Le tribunal s’est prononcé sur un dossier de traite des êtres humains aux fins d’exploitation sexuelle avec circonstances aggravantes et proxénétisme vis-à-vis de plusieurs jeunes victimes roumaines.

Trois prévenus — deux hommes et une femme, tous ressortissants roumains — étaient poursuivis. Ils sont cousins.

L’affaire a été mise au jour à la suite de la transmission d’informations de la police roumaine à la police belge sur la disparition d’une jeune fille qui avait été transportée de Roumanie à un hôtel de Bruges pour y être forcée à se prostituer. Celle-ci a pu s’enfuir et a fait des déclarations à son retour en Roumanie. Elle a affirmé que d’autres filles étaient dans la même situation.

Grâce à des annonces sur un site de rencontres sexuelles, la police a pu retrouver une autre fille. Celle-ci a déclaré que le premier prévenu avait utilisé un prétexte pour l’attirer en Belgique. Elle était amoureuse de lui et il lui avait promis qu’elle pourrait travailler comme femme de ménage en Belgique. Dès son arrivée, elle avait été enfermée dans une chambre d’hôtel et contrainte à se prostituer. Elle devait travailler de 6 heures du matin à plus de minuit, avait entre 25 et 30 clients par jour et n’était pas autorisée à utiliser des moyens de protection, ce qui lui a valu de contracter plusieurs MST. Elle était enfermée dans sa chambre d’hôtel et ses papiers d’identité avaient été confisqués. Pendant cette période, elle gagnait entre 7.000 et 8.000 euros par semaine, qu’elle devait restituer intégralement. Le troisième prévenu transportait l’argent chaque semaine en Roumanie. Elle était battue et menacée, principalement par le premier prévenu qui utilisait une ceinture. Elle a pu s’échapper grâce à l’aide d’un client. Après sa première audition par la police, les prévenus ont informé sa famille de ses activités sexuelles en Belgique, pour que la famille ne veuille plus rien savoir d’elle.
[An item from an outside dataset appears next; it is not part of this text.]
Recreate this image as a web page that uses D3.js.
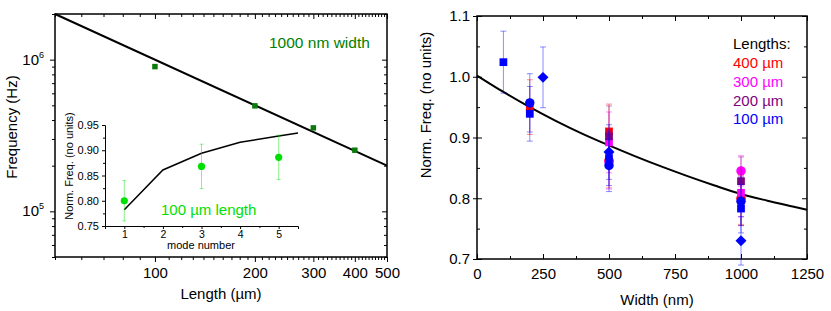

Une autre victime avait déjà réussi à échapper aux prévenus et a pu être identifiée. Elle était également venue en Belgique par l’entremise de la deuxième prévenue, qui lui avait fait miroiter un travail de femme de ménage. Au départ, elle était amie avec ses exploiteurs et a donc été traitée un peu mieux que les autres victimes. Elle a confirmé que ces dernières avaient subi des violences et que leurs papiers d’identité leur avaient été retirés. Des annonces la concernant étaient publiées en ligne et elle recevait les clients à l’hôtel. L’accord prévoyait qu’elle puisse conserver la moitié des revenus, mais que les exploiteurs garderaient sa part et la lui remettraient une fois qu’elle serait rentrée en Roumanie. Elle aurait gagné 8.000 à 9.000 euros par semaine. Elle devait accepter les relations sexuelles non protégées pour attirer plus de clients. Finalement, elle est parvenue à s’échapper.

Le tribunal a estimé que les faits de traite des êtres humains étaient établis, avec circonstances aggravantes. Il y a eu abus de la vulnérabilité des victimes. Il s’agit de jeunes filles qui vivaient dans des conditions financières précaires en Roumanie. L’exploitation sexuelle était organisée dans le cadre d’une association durable dans le temps et était habituelle. Des ruses et de fausses informations étaient utilisées pour attirer les jeunes filles en Belgique et des violences physiques avaient été commises à l’encontre d’au moins une d’entre elles. Par ailleurs, les filles devaient avoir des rapports sexuels non protégés. Les prévenus ont également été condamnés pour exploitation de la prostitution.

Le troisième prévenu a été acquitté pour la prévention de traite des êtres humains. Il allait chercher l’argent et était au courant des activités de prostitution, mais il n’a pas été possible d’établir avec suffisamment de certitude qu’il était responsable du recrutement, du transport, du transfert, de l’hébergement ou de l’accueil des filles, ni qu’il exerçait un contrôle sur elles. Il a toutefois été condamné en tant que coauteur pour exploitation de la prostitution d’une jeune fille.

Les prévenus ont été condamnés respectivement à six ans ferme, cinquante mois (en partie avec sursis) et huit mois avec sursis total, ainsi qu’à des amendes de 16.000 et 4.000 euros. Des confiscations allant de 5.000 à 30.000 euros ont été ordonnées.

Payoke et une victime s’étaient constitués parties civiles. Payoke a obtenu 5.500 euros à titre de dommage matériel. La victime s’est vu attribuer une indemnisation de 80.000 euros à titre de dommage matériel, 1.000 euros pour les frais médicaux liés au traitement des maladies vénériennes contractées, 150 euros de frais administratifs et une indemnisation de 6.000 euros à titre de dommage moral.

Cette décision a fait l’objet d’un appel.